Viven para servir a otros, y rara vez se quejan de su condición. No parecen estar, son casi invisibles, pero sin ellos todo se desmoronaría. Quieren al que nadie quiere, al apestado, al loco, al genio, al insoportable vanidoso, a la hermana neurasténica, al depresivo o al amigo enfermo. Callan y trabajan, y su nombre es cualquier nombre.

Se alegran íntimamente cuando las personas a las que cuidan consiguen algún éxito. Pero no les importa estar detrás, casi se diría que buscan la sombra, ese lugar donde las cámaras no llegan.

Joseph Brodsky conoció alguien así, Nadeyda Mandelstam, y le dedicó la más hermosa de las necrológicas que yo he leído. Está incluida en su libro Menos que uno.

El talento no necesita para nada de la historia, escribió Brodsky. Es cierto, el talento se abre paso contra la historia, incluso contra sí mismo. Lo que no puede soportar nadie, tampoco nadie con talento, es la absoluta soledad moral, la ausencia de un último refugio, de una amistad leal que esté más allá del bien y del mal.

“El estoicismo es el suicidio”, escribió Cesare Pavese en las últimas páginas de su diario. Si el único camino es el saber, el camino es un callejón sin salida. Si todo lo que nos queda es autocontrol, entonces no nos queda nada.

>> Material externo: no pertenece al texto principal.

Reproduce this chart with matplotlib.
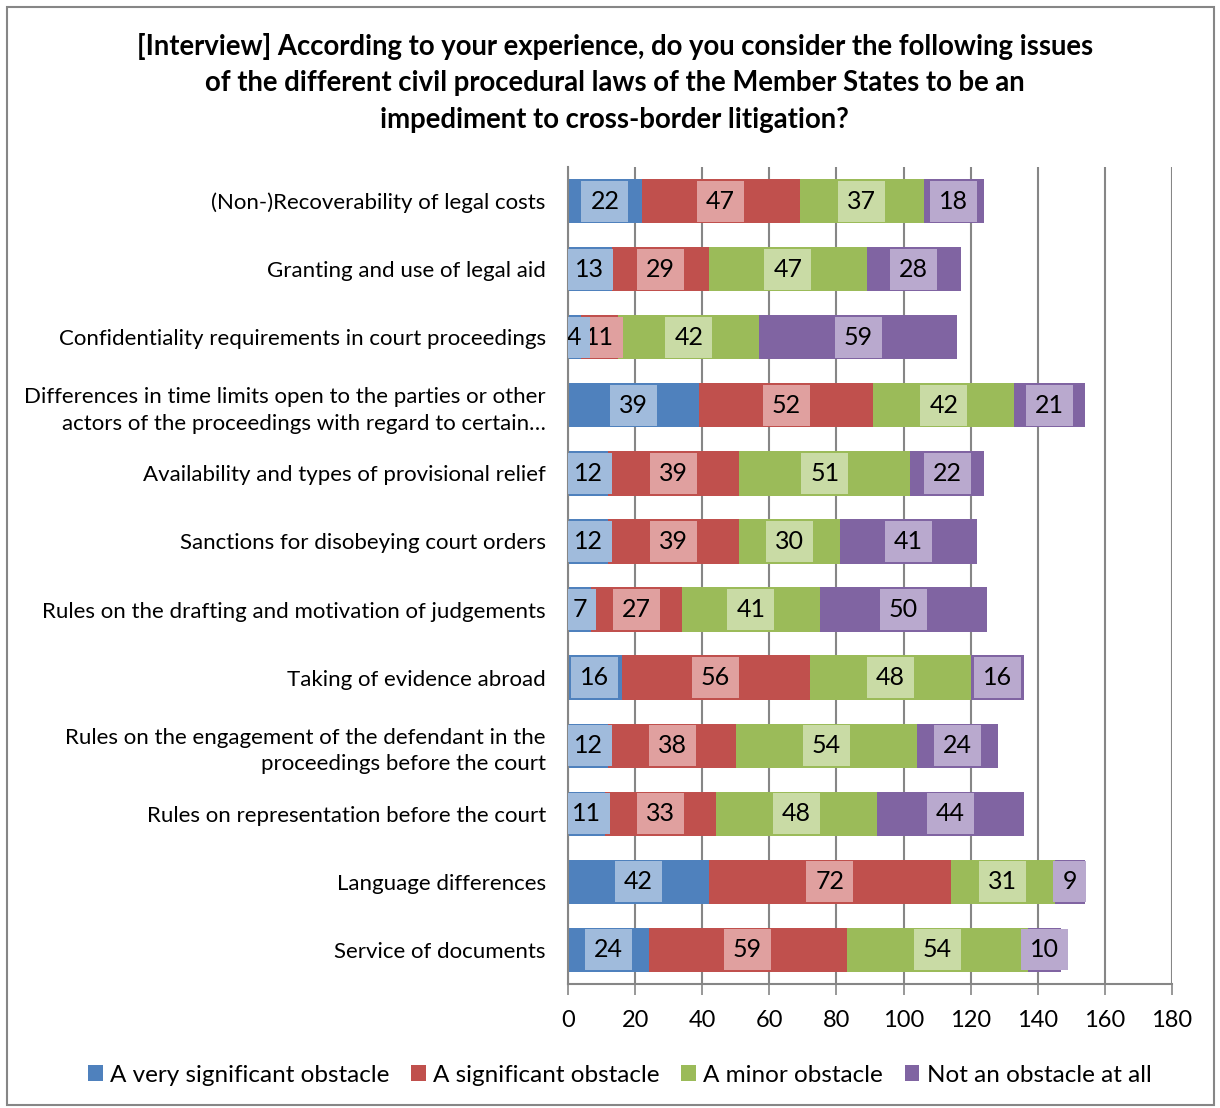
import matplotlib.pyplot as plt
from matplotlib.patches import Rectangle

plt.rcParams['font.family'] = ['Lato', 'DejaVu Sans']

categories = [
    "(Non-)Recoverability of legal costs",
    "Granting and use of legal aid",
    "Confidentiality requirements in court proceedings",
    "Differences in time limits open to the parties or other\nactors of the proceedings with regard to certain…",
    "Availability and types of provisional relief",
    "Sanctions for disobeying court orders",
    "Rules on the drafting and motivation of judgements",
    "Taking of evidence abroad",
    "Rules on the engagement of the defendant in the\nproceedings before the court",
    "Rules on representation before the court",
    "Language differences",
    "Service of documents",
]
very_significant = [22, 13, 4, 39, 12, 12, 7, 16, 12, 11, 42, 24]
significant = [47, 29, 11, 52, 39, 39, 27, 56, 38, 33, 72, 59]
minor = [37, 47, 42, 42, 51, 30, 41, 48, 54, 48, 31, 54]
not_at_all = [18, 28, 59, 21, 22, 41, 50, 16, 24, 44, 9, 10]

series = [
    ("A very significant obstacle", very_significant, "#4F81BD", "#A0BBDC"),
    ("A significant obstacle", significant, "#C0504D", "#E0A09F"),
    ("A minor obstacle", minor, "#9BBB59", "#C9DBA5"),
    ("Not an obstacle at all", not_at_all, "#8064A2", "#B9A9CE"),
]

fig = plt.figure(figsize=(12.2, 11.08), dpi=100)
ax = fig.add_axes([568 / 1220, 1 - 984 / 1108, 604 / 1220, 817 / 1108])

y = list(range(len(categories)))
left = [0] * len(categories)
for name, vals, col, light in series:
    ax.barh(y, vals, left=left, height=0.65, color=col, label=name, zorder=2)
    for i, v in enumerate(vals):
        # tiny first segments: push the label against the axis, on top
        if left[i] == 0 and v < 5:
            x, ha, z = -0.4, 'left', 4
        else:
            x, ha, z = left[i] + v / 2, 'center', 3
        ax.text(x, i, str(v), ha=ha, va='center', fontsize=18,
                color='black', zorder=z, clip_on=True,
                bbox=dict(boxstyle='square,pad=0.36', fc=light, ec='none'))
    left = [a + b for a, b in zip(left, vals)]

ax.set_xlim(0, 180)
ax.set_ylim(len(categories) - 0.5, -0.5)
ax.set_xticks(range(0, 181, 20))
ax.set_yticks(y)
ax.set_yticklabels(categories, fontsize=16, linespacing=1.4)
ax.tick_params(axis='y', length=0, pad=16)
ax.tick_params(axis='x', length=8, width=1.2, color='#868686', pad=11, labelsize=17)
ax.xaxis.grid(True, color='#868686', linewidth=1.5, zorder=0)
ax.set_axisbelow(True)
for s in ['top', 'right']:
    ax.spines[s].set_visible(False)
for s in ['left', 'bottom']:
    ax.spines[s].set_color('#868686')
    ax.spines[s].set_linewidth(1.5)

fig.text(0.504, 1 - 83 / 1108,
         "[Interview] According to your experience, do you consider the following issues\n"
         "of the different civil procedural laws of the Member States to be an\n"
         "impediment to cross-border litigation?",
         ha='center', va='center', fontsize=19.8, fontweight='bold', linespacing=1.48)

fig.legend(loc='center', bbox_to_anchor=(0.508, 1 - 1075 / 1108), ncol=4, frameon=False,
           fontsize=17.5, handlelength=0.6, handleheight=0.6, handletextpad=0.3,
           columnspacing=0.9)

fig.patches.append(Rectangle((7 / 1220, 3 / 1108), 1207 / 1220, 1098 / 1108,
                             transform=fig.transFigure, fill=False,
                             edgecolor='#868686', linewidth=1.5))

fig.savefig('out.png', dpi=100)
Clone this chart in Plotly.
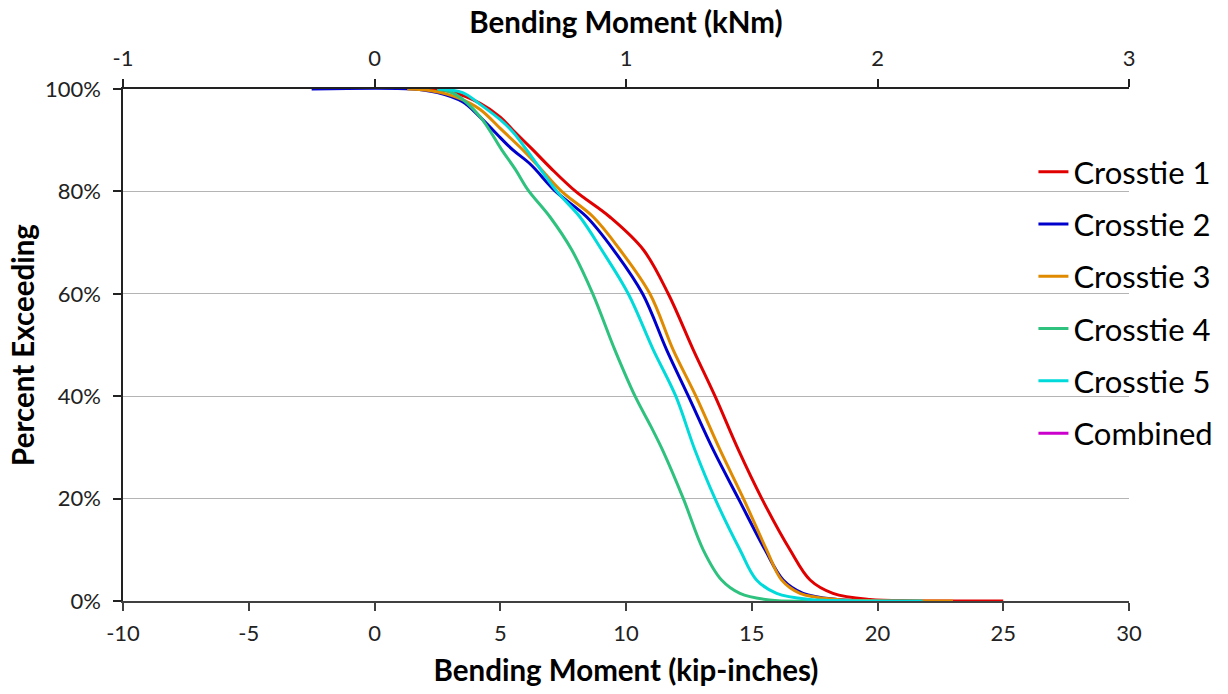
import plotly.graph_objects as go

FONT = "Lato"

names = ["Crosstie 1", "Crosstie 2", "Crosstie 3", "Crosstie 4", "Crosstie 5", "Combined"]
colors = ["#E00000", "#0000CC", "#E08A00", "#2EC27E", "#00DADA", "#CC00CC"]

ct1_x = [2.0, 3.0, 4.2, 5.0, 5.5, 6.3, 7.0, 8.0, 9.36, 10.69, 11.68, 12.68, 13.54, 14.47, 15.4, 16.52, 17.32, 18.23, 19.7, 21.5, 25.0]
ct1_y = [100, 99.5, 97.2, 94.5, 92.0, 88.1, 84.6, 80, 75, 68.6, 60, 49, 40, 29.5, 20, 10, 4.1, 1.5, 0.3, 0.05, 0]

ct2_x = [-2.5, 1.5, 2.5, 3.5, 4.2, 5.0, 5.5, 6.2, 7.2, 8.44, 9.5, 10.66, 11.62, 12.48, 13.47, 14.47, 15.53, 16.25, 17.04, 18.4, 20.0]
ct2_y = [100, 100, 99.3, 97.5, 94.5, 90.5, 88.1, 85.3, 80, 75, 68.6, 60, 49, 40, 29.5, 20, 10, 4.1, 1.5, 0.3, 0]

ct3_x = [1.3, 2.3, 3.3, 4.2, 5.0, 5.9, 6.5, 7.44, 8.7, 9.76, 10.95, 11.88, 12.78, 13.74, 14.67, 15.59, 16.19, 16.92, 18.4, 20.0, 23.0]
ct3_y = [100, 99.6, 98.3, 96.0, 92.3, 88.1, 85.0, 80, 75, 68.6, 60, 49, 40, 29.5, 20, 10, 4.1, 1.5, 0.3, 0.05, 0]

ct4_x = [2.5, 3.2, 4.2, 5.06, 5.6, 6.1, 6.98, 7.84, 8.68, 9.56, 10.36, 11.0, 11.5, 12.28, 13.07, 13.8, 14.53, 15.7, 17.5]
ct4_y = [100, 99.0, 94.6, 88.1, 84.3, 80.3, 75, 68.6, 60, 49, 40, 34.0, 29.0, 20, 10, 4.1, 1.5, 0.2, 0]

ct5_x = [2.5, 3.5, 4.2, 5.0, 5.52, 6.05, 7.25, 8.17, 9.03, 10.09, 11.09, 11.98, 12.74, 13.54, 14.53, 15.19, 15.99, 17.3, 19.0, 21.8]
ct5_y = [100, 99.3, 97.0, 94.0, 91.5, 88.1, 80, 75, 68.6, 60, 49, 40, 29.5, 20, 10, 4.1, 1.5, 0.3, 0.05, 0]

combined_x = []
combined_y = []

series_x = [ct1_x, ct2_x, ct3_x, ct4_x, ct5_x, combined_x]
series_y = [ct1_y, ct2_y, ct3_y, ct4_y, ct5_y, combined_y]

bottom_ticks = [-10, -5, 0, 5, 10, 15, 20, 25, 30]
top_ticks = [-1, 0, 1, 2, 3]
y_ticks = [0, 20, 40, 60, 80, 100]

fig = go.Figure()
for n, c, xs, ys in zip(names, colors, series_x, series_y):
    fig.add_trace(go.Scatter(
        x=xs if xs else [None], y=ys if ys else [None], name=n, mode="lines",
        line=dict(color=c, width=3, shape="spline", smoothing=1.0),
        legendgroup=n,
    ))

# trace to activate the top axis
fig.add_trace(go.Scatter(x=[None], y=[None], xaxis="x2", showlegend=False, hoverinfo="skip"))

tick_font = dict(family=FONT, size=22, color="#222222")
title_font = dict(family=FONT, size=29.5, color="#000000")

fig.update_layout(
    width=1228, height=694,
    margin=dict(l=123, r=99, t=89, b=93, autoexpand=False),
    paper_bgcolor="white", plot_bgcolor="white",
    font=dict(family=FONT),
    xaxis=dict(
        range=[-10, 30], tickvals=bottom_ticks, ticktext=[str(v) for v in bottom_ticks],
        ticks="outside", ticklen=8, tickwidth=2, ticklabelstandoff=4,
        tickcolor="#404040", showline=True, linecolor="#404040", linewidth=2,
        showgrid=False, zeroline=False, tickfont=tick_font,
        title=dict(text="<b>Bending Moment (kip-inches)</b>", font=title_font, standoff=15),
    ),
    xaxis2=dict(
        range=[-1, 3], tickvals=top_ticks, ticktext=[str(v) for v in top_ticks],
        overlaying="x", side="top", anchor="y", ticklabelstandoff=4,
        ticks="outside", ticklen=8, tickwidth=1.5, tickcolor="#222222",
        showline=True, linecolor="#222222", linewidth=1.5,
        showgrid=False, zeroline=False, tickfont=tick_font,
        title=dict(text="<b>Bending Moment (kNm)</b>", font=title_font, standoff=2),
    ),
    yaxis=dict(
        range=[0, 100], tickvals=y_ticks, ticktext=[f"{v}%" for v in y_ticks],
        ticks="outside", ticklen=8, ticklabelstandoff=8,
        tickwidth=1.5, tickcolor="#222222", showline=True, linecolor="#222222", linewidth=1.5,
        showgrid=True, gridcolor="#B4B4B4", gridwidth=1, zeroline=False, tickfont=tick_font,
        title=dict(text="<b>Percent Exceeding</b>", font=title_font, standoff=2),
    ),
    legend=dict(
        x=0.905, xanchor="left", y=0.583, yanchor="middle",
        bgcolor="rgba(0,0,0,0)", font=dict(family=FONT, size=31, color="#000000"),
        tracegroupgap=9, itemwidth=30,
    ),
    showlegend=True,
)

fig.write_html("out.html")
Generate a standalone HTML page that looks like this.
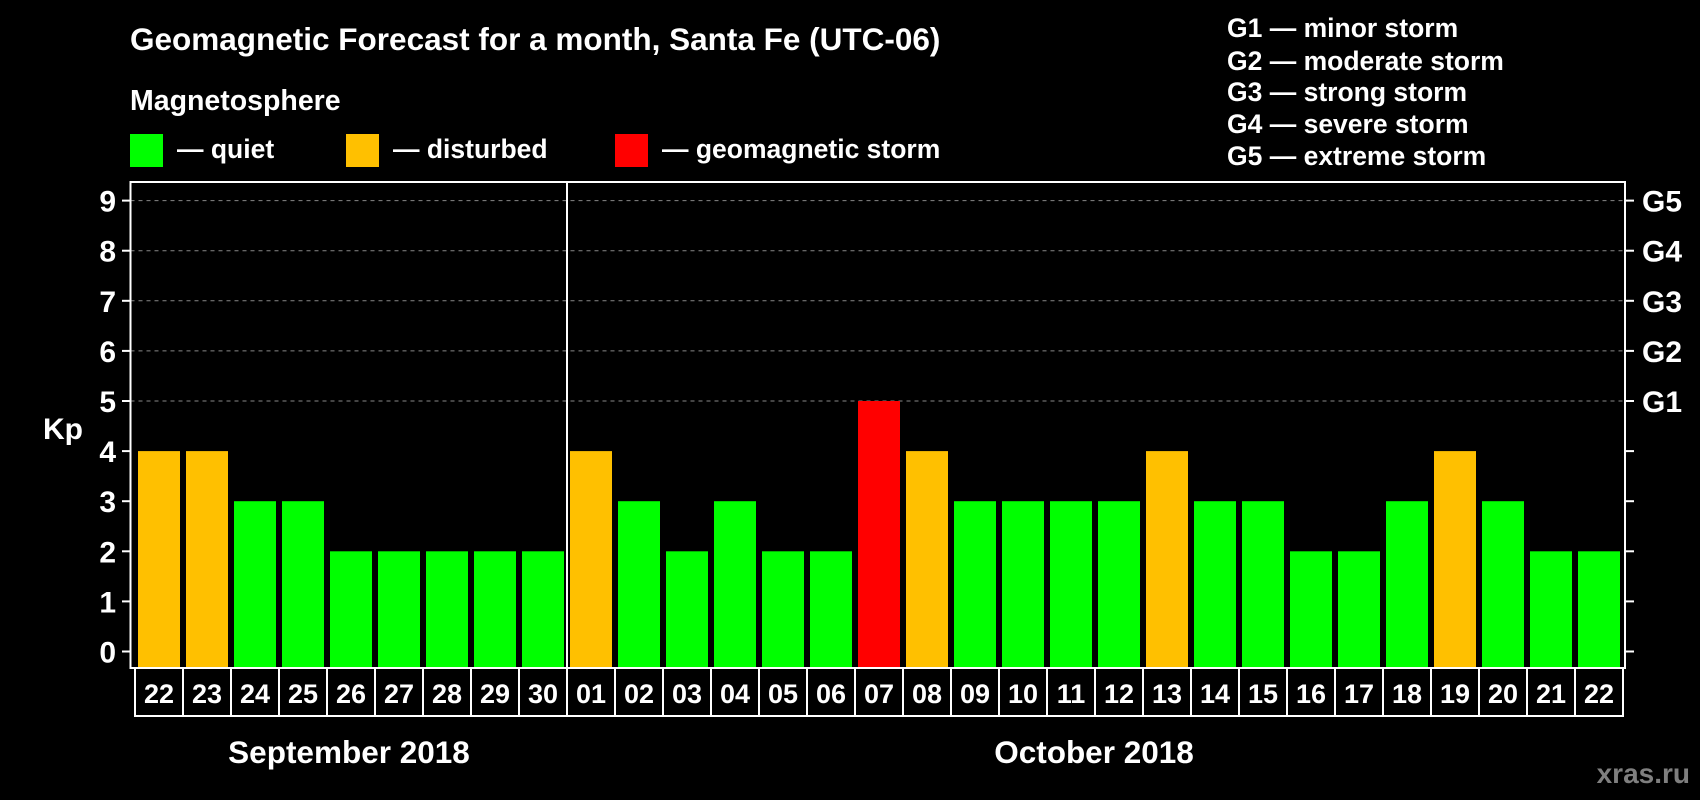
<!DOCTYPE html>
<html><head><meta charset="utf-8"><style>
html,body{margin:0;padding:0;background:#000;}
svg{display:block;font-family:"Liberation Sans",Arial,sans-serif;font-weight:bold;}
</style></head><body>
<svg id="chart" width="1700" height="800" viewBox="0 0 1700 800" xmlns="http://www.w3.org/2000/svg">
<rect width="1700" height="800" fill="#000"/>
<text x="130" y="50" fill="#fff" font-size="31.5">Geomagnetic Forecast for a month, Santa Fe (UTC-06)</text>
<text x="130" y="110" fill="#fff" font-size="28.5">Magnetosphere</text>
<g><rect x="130" y="134" width="33" height="33" fill="#00ff00"/><text x="177" y="158" fill="#fff" font-size="26.5">— quiet</text></g>
<g><rect x="346" y="134" width="33" height="33" fill="#ffc000"/><text x="393" y="158" fill="#fff" font-size="26.5">— disturbed</text></g>
<g><rect x="615" y="134" width="33" height="33" fill="#ff0000"/><text x="662" y="158" fill="#fff" font-size="26.5">— geomagnetic storm</text></g>
<g fill="#fff" font-size="26.5">
<text x="1227" y="37">G1 — minor storm</text>
<text x="1227" y="70">G2 — moderate storm</text>
<text x="1227" y="101">G3 — strong storm</text>
<text x="1227" y="133">G4 — severe storm</text>
<text x="1227" y="165">G5 — extreme storm</text>
</g>
<g id="grid"></g><g id="bars"></g><g id="axes"></g>
<text x="43" y="439" fill="#fff" font-size="30">Kp</text>
<text x="349" y="763" text-anchor="middle" fill="#fff" font-size="31.5">September 2018</text>
<text x="1094" y="763" text-anchor="middle" fill="#fff" font-size="31.5">October 2018</text>
<text x="1690" y="783" text-anchor="end" fill="#7f7f7f" font-size="28">xras.ru</text>
</svg>
<script>
const days=["22","23","24","25","26","27","28","29","30","01","02","03","04","05","06","07","08","09","10","11","12","13","14","15","16","17","18","19","20","21","22"];
const kpValues=[4,4,3,3,2,2,2,2,2,4,3,2,3,2,2,5,4,3,3,3,3,4,3,3,2,2,3,4,3,2,2];
const yTicks=[0,1,2,3,4,5,6,7,8,9];
const gLabels=["G1","G2","G3","G4","G5"];
const NS="http://www.w3.org/2000/svg";
const X0=135,PITCH=48,FL=130.5,FR=1625,FT=182,FB=668,BOXH=48;
function y(v){return 651.5-v*50.1;}
function x(i){return X0+i*PITCH;}
function mk(tag,attrs,parent){const e=document.createElementNS(NS,tag);for(const k in attrs)e.setAttribute(k,attrs[k]);parent.appendChild(e);return e;}
const grid=document.getElementById('grid'),bars=document.getElementById('bars'),axes=document.getElementById('axes');
yTicks.forEach(v=>{
  if(v>=5){const l=mk('line',{x1:FL,x2:FR,y1:y(v),y2:y(v),stroke:'#888','stroke-dasharray':'4 4','stroke-width':1},grid);
  
  }
  const t=mk('line',{x1:122,x2:FL,y1:y(v),y2:y(v),stroke:'#fff','stroke-width':2},axes);
  
  
  const t2=mk('line',{x1:FR,x2:1634,y1:y(v),y2:y(v),stroke:'#fff','stroke-width':2},axes);
  
  
  const lab=mk('text',{x:116,y:y(v)+11,'text-anchor':'end',fill:'#fff','font-size':30},axes);
  lab.textContent=v;
  
  
});
gLabels.forEach((g,i)=>{
  const lab=mk('text',{x:1642,y:y(5+i)+11,fill:'#fff','font-size':30},axes);
  lab.textContent=g;
  
  
});
kpValues.forEach((v,i)=>{
  const c=v>=5?'#ff0000':(v>=4?'#ffc000':'#00ff00');
  const r=mk('rect',{x:x(i)+3,y:y(v),width:42,height:FB-y(v),fill:c},bars);
  
  
  const b=mk('rect',{x:x(i),y:FB,width:PITCH,height:BOXH,fill:'none',stroke:'#fff','stroke-width':2},axes);
  
  
  const t=mk('text',{x:x(i)+PITCH/2,y:FB+35,'text-anchor':'middle',fill:'#fff','font-size':27},axes);
  t.textContent=days[i];
  
  
});
const fr=mk('rect',{x:FL,y:FT,width:FR-FL,height:FB-FT,fill:'none',stroke:'#fff','stroke-width':2},axes);


const sep=mk('line',{x1:x(9),x2:x(9),y1:FT,y2:FB+BOXH,stroke:'#fff','stroke-width':2},axes);


</script>
</body></html>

Pavese encontró ese vacío último que está más allá de todos los trabajos de la vida: más allá de la subsistencia, de la autoestima y del deseo. Encontró que no había nadie que creyera en él y dijo basta.

Todo sucede alrededor como en una alucinación: herrumbre, azulviscoso, verdemoho, algas.

Pero si tienes suerte, tendrás alguien que cree en ti y en quien puedes creer. No te hinches entonces, sólo resiste y camina.